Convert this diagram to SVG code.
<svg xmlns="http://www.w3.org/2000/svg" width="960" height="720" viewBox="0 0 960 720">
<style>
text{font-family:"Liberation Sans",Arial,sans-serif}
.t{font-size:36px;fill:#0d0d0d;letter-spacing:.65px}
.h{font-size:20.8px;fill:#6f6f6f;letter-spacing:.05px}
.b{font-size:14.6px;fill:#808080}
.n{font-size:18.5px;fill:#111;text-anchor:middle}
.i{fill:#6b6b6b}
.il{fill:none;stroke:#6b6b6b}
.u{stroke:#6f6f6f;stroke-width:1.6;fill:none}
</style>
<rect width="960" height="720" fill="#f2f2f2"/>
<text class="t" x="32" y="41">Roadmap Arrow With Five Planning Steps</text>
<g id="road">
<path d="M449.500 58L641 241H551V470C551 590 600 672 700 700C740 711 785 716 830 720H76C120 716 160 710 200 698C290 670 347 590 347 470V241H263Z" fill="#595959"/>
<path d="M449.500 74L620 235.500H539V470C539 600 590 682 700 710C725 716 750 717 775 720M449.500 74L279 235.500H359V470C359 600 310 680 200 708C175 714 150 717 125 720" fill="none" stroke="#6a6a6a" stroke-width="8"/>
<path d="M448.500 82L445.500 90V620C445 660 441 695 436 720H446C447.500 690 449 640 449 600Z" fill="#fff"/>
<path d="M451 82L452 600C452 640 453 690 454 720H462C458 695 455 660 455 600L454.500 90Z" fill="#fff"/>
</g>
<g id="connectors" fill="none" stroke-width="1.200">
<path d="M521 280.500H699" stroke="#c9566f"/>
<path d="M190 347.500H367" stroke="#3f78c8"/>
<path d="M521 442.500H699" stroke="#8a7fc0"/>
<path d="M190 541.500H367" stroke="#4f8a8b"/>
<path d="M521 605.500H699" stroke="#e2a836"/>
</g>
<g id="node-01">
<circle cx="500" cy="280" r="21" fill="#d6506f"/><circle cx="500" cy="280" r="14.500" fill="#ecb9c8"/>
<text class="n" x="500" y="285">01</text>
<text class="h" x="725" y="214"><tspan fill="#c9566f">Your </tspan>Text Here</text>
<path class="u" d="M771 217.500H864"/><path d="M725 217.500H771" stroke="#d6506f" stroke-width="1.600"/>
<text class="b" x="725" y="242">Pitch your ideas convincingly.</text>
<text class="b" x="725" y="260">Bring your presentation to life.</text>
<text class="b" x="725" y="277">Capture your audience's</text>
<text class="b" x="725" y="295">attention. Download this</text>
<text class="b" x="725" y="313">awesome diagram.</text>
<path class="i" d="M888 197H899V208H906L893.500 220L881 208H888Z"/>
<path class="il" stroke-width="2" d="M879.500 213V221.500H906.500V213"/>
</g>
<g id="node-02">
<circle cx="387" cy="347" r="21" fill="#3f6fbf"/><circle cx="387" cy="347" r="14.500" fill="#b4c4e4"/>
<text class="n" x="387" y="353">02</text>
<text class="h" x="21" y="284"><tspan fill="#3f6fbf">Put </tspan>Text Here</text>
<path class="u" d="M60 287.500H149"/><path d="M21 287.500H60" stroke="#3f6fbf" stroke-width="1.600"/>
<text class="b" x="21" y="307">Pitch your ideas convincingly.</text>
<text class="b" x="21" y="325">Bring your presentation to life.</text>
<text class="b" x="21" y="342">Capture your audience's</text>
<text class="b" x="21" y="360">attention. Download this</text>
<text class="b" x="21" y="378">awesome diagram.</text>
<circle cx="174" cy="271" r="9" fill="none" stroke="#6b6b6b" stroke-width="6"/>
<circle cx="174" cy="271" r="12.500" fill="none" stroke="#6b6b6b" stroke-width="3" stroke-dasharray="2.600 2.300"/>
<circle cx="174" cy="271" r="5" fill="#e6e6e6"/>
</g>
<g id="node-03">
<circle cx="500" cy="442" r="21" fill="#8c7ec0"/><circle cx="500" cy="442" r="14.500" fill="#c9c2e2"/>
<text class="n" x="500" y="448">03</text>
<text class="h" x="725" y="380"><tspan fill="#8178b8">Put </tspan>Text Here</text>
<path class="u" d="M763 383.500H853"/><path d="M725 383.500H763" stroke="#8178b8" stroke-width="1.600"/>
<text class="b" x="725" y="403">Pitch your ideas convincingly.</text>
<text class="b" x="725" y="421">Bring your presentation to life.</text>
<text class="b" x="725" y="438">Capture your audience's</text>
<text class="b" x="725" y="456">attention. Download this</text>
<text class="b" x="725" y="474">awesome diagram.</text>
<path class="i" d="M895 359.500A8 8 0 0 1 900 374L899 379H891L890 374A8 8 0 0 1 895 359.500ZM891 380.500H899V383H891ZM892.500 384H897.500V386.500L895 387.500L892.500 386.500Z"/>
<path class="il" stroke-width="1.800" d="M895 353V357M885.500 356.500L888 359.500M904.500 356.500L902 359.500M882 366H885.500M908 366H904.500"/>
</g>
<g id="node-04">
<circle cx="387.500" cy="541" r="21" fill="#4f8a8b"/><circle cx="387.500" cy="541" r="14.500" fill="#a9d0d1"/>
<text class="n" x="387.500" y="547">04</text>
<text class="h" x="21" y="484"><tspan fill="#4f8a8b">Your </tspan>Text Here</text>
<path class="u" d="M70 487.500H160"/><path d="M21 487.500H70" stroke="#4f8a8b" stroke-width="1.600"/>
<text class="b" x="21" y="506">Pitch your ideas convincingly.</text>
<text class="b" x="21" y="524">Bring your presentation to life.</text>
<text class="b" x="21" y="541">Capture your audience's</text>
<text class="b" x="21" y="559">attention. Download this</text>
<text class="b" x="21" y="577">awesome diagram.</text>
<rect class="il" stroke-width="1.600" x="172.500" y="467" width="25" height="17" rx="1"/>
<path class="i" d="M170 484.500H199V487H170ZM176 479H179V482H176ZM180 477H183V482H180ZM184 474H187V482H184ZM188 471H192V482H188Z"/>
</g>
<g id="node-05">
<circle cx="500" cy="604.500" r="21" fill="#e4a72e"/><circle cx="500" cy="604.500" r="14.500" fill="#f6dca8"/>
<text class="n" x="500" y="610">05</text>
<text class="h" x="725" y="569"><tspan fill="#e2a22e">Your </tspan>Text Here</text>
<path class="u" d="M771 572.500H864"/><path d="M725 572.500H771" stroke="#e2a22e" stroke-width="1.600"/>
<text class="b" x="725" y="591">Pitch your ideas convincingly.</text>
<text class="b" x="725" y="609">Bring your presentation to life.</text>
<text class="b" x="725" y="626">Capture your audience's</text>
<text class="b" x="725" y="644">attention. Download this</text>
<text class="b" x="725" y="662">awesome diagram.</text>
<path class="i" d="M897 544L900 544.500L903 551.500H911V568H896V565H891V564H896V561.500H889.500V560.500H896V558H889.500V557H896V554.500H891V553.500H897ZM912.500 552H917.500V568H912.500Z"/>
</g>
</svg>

TASK OBJECTIVE
Determine how many lines in the listing above hold the word "this", answering with the number only.

FINAL RESULT
6